If we trace back up to here where the original error was, to recall our previous discussion, the flavor is multiclass (per coming from the multiclass examples)

flavor
Out[30]: <django_river_ml.flavors.MultiClassFlavor at 0x7fa1b8e11900>

so the default pred_func is predict_proba_one which fails with the not implemented error. So I fall back to predict_one and that is the reason we return a string.

So I think what I'm hearing is that I'm not allowed to provide a str to this metric. So here are some options for moving forward:

  1. This model is in fact not multiclass and I shouldn't be using it in that context, period, in which my suggestion for the implementation is that we do a better mapping of model -> model type and remove the need for the user to specify it (and possibly get it wrong)
  2. This case is possible but the label I'm returned back needs to be reformatted into a different structure to allow it to work
  3. This case is possible but should not be allowed to update a metric given that a str is returned

In any case, I do think this feels a little buggy and we should get to the bottom of it - let me know what questions you have!
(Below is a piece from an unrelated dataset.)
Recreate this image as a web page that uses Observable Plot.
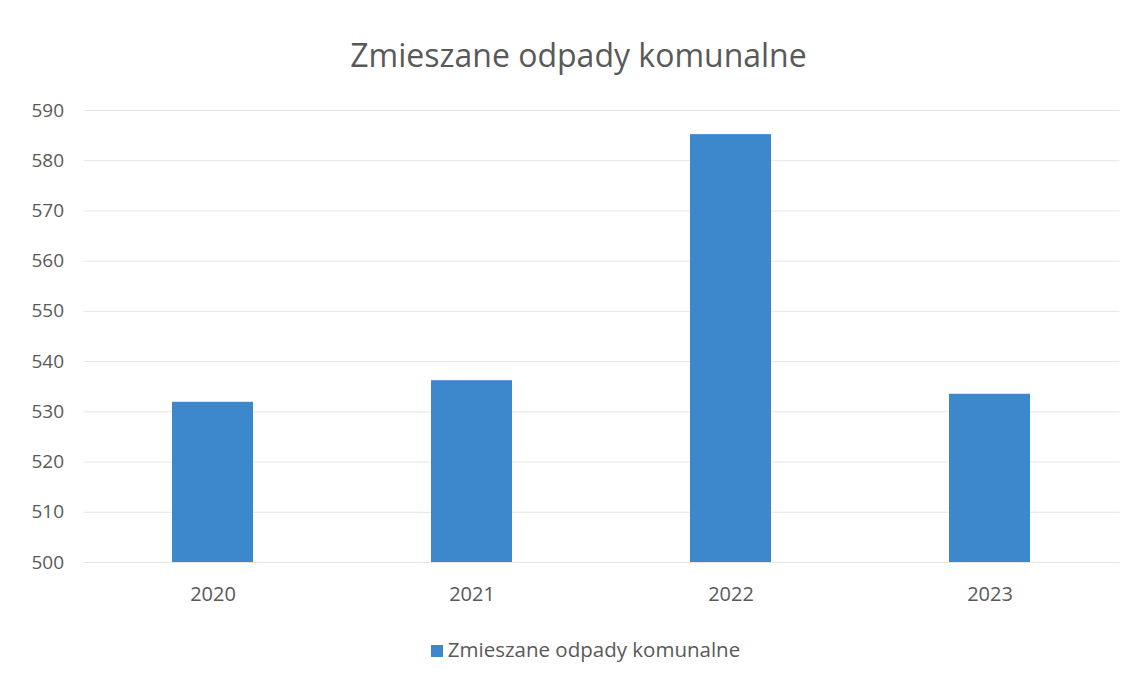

MaxHalford commented 2 years ago

Ok I think I understand. Thanks for the details.

Your problem is that OneVsOneClassifier doesn't implement predict_proba_one. So you can't produce probabilities. This means that the metrics which requires probability estimates, namely CrossEntropy, should not be updated, period.

How I would handle this:

  1. Try to call predict_proba_one
  2. Catch NotImplementedError
  3. Fall back to predict_one
  4. Loop over the metrics
  5. Skip cases where metric.requires_label == False

How does that sound?

vsoch commented 2 years ago

Okay that worked! For a regression model with mean absolute error (MAE) there simply wasn't an attribute requires_labels and it hit the last statement because it's not a ClassificationMetric (this is for a regression model) so instead of checking for that attribute, I'm going to do the dump Pythonic thing and just try/except and if the metric works to be updated, great, if not, well it's probably not intended for the case or (if it's a bug) we will find it eventually :)

I'm done adding the multiclass, going to do the new label endpoint and write some tests and then do a PR - will post here when it's in!

vsoch commented 2 years ago

okay tiny progress! https://github.com/vsoch/django-river-ml/pull/7 This is great - we have label and a multiclass example, and I think next I'm going to give a shot at a KMeans model (or unsupervised). Thanks again for your help - I suspect it's late in your time zone so I will not ping further today!

MaxHalford commented 2 years ago

Looks cool! Keep it up :)

(or unsupervised)

Yes I believe there is a lot of interest in supporting anomaly detection.